If you read yesterday’s post, you will recall that I recently completed reading a book. As a woman who has endured, survived and suffered through way too many changes of late, I see why Joan Anderson’s The Second Journey The Road Back to Yourself caught my eye.
I fully intended to sit in one of Batavia Library’s comfy chairs and read a bit of the book, which I did. However, when it was time to go, I took the slim volume along with me. You see, Joan Anderson had 10 years earlier lived out one of my fantasies when she left her everyday life and spent a year by the sea in a journey to self-discovery. I haven’t read that book, but there is a part of me that wishes I could go off to some isolated natural environment and contemplate exactly what course and direction I want to steer the rest of my life. I don’t suppose younger readers will get this. They are too busy raising families and building careers and time is way too short for this sort of self-indulgent exploration. While time is not endless for them, it is indeed not quite so pressing an issue as it is with the older among us.
It had been 10 years since Anderson wrote her first book, the bestseller A Year by the Sea, and she was again ready to explore how her life was evolving. Anderson writes,
Now, as part of my ten-year inventory, I reflect on what is outlived in my life today. I’ve known for some time that holding on to anything ruins it, as does clinging to old ways, outdated ideals, worn-out relationships, and lifestyles that have run their course. As a culture, we seem to prize permanency. Certainly the familiar is comforting. But the way we were is not the way we are, and why would I want to still have those parts of my life that have lost their zest? Perhaps one of the reasons I felt so compelled to come out here today was actually to witness massive change. None of us can control the way life passes: we can only adapt.

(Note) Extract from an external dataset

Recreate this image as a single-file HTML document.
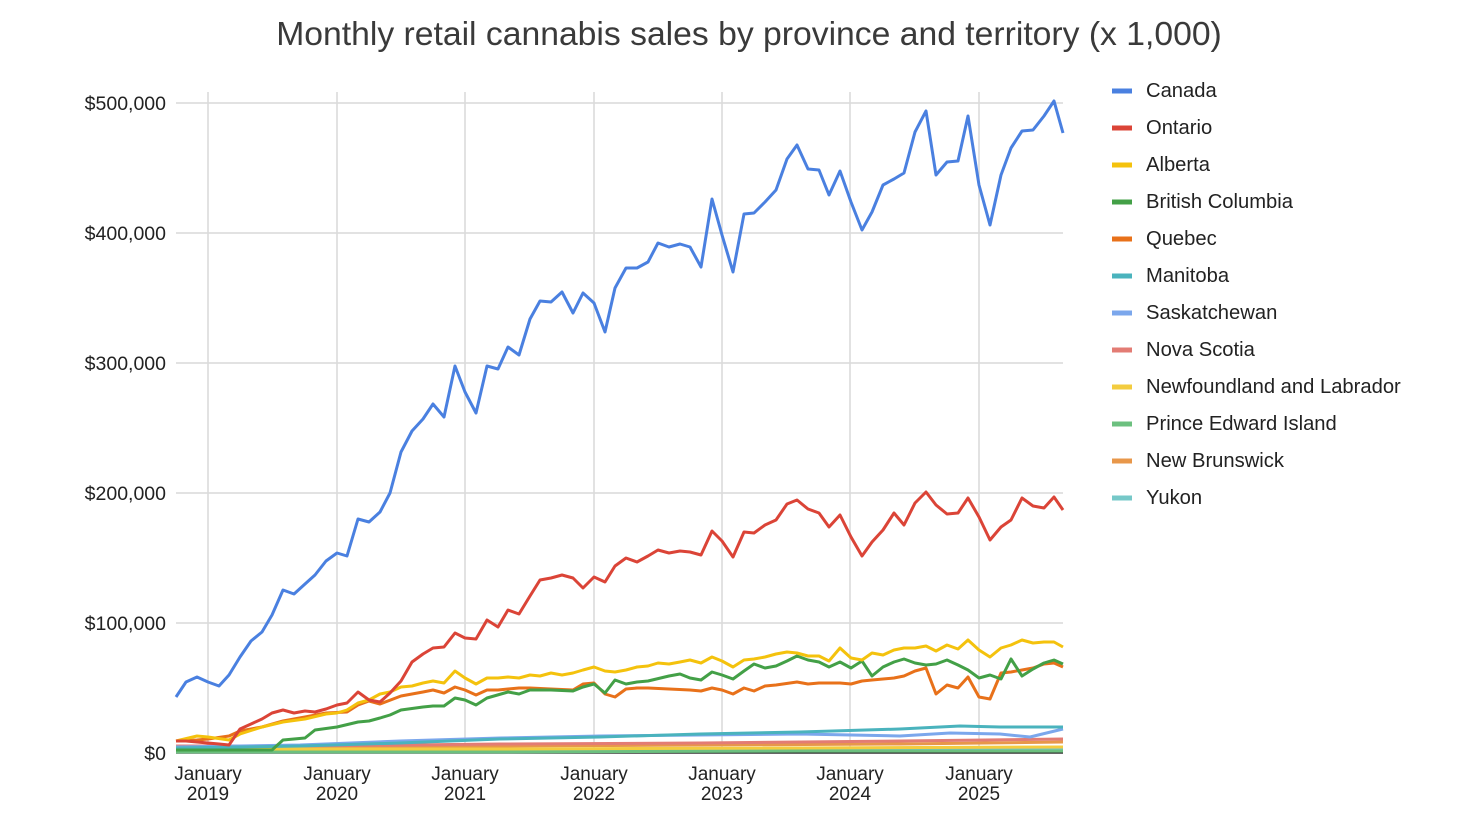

Before writing the second book, Anderson again found herself at what I call loose ends. The first book propelled her into a notoriety of book signings and retreats and a newly found status as a guide or mentor of women seeking self-discovery. By all accounts, she was successful. Yet, her busy life was not all that she desired, and thus, the author set out on the second journey, a journey that this time included a visit to the mystical and remote Scottish Isle of Iona.
Maybe when I write and publish my book, I will be able to jet to my island of self-discovery. She writes:
The call to a second journey usually commences when unexpected change is thrust upon you, causing a crisis of feelings so great that you are stopped in your tracks. Personal events such as a betrayal, a diagnosis of serious illness, the death of a loved one, loss of self-esteem, a fall from power are only a few of the catalysts. A woman caught thusly has no choice but to pause, isolate, even relocate until she can reevaluate the direction in which she should head. Should she stay the course or choose another path?
But alas, many of us inhibit our capacity for growth because the culture encourages us to live lives of uniformity. We stall, deny, ignore the ensuing crisis because of confusion, malaise, and yes, even propriety. Yet more and more, I come in contact with women, particularly in midlife—that uneasy and ill-defined period—who do not want merely to be stagnant but rather desire to be generative. Today’s woman has the urge to go against the prevailing currents, step out of line, and break with a polite society that has her following the unwritten rules of relationship, accepting the abuses of power in the workplace, and blithely living with myriad shoulds when she has her own burgeoning desires.
Anderson’s book got me to thinking anyway. And I actually finished a book. Not too bad for a woman who has endured, survived and suffered through way too many changes of late.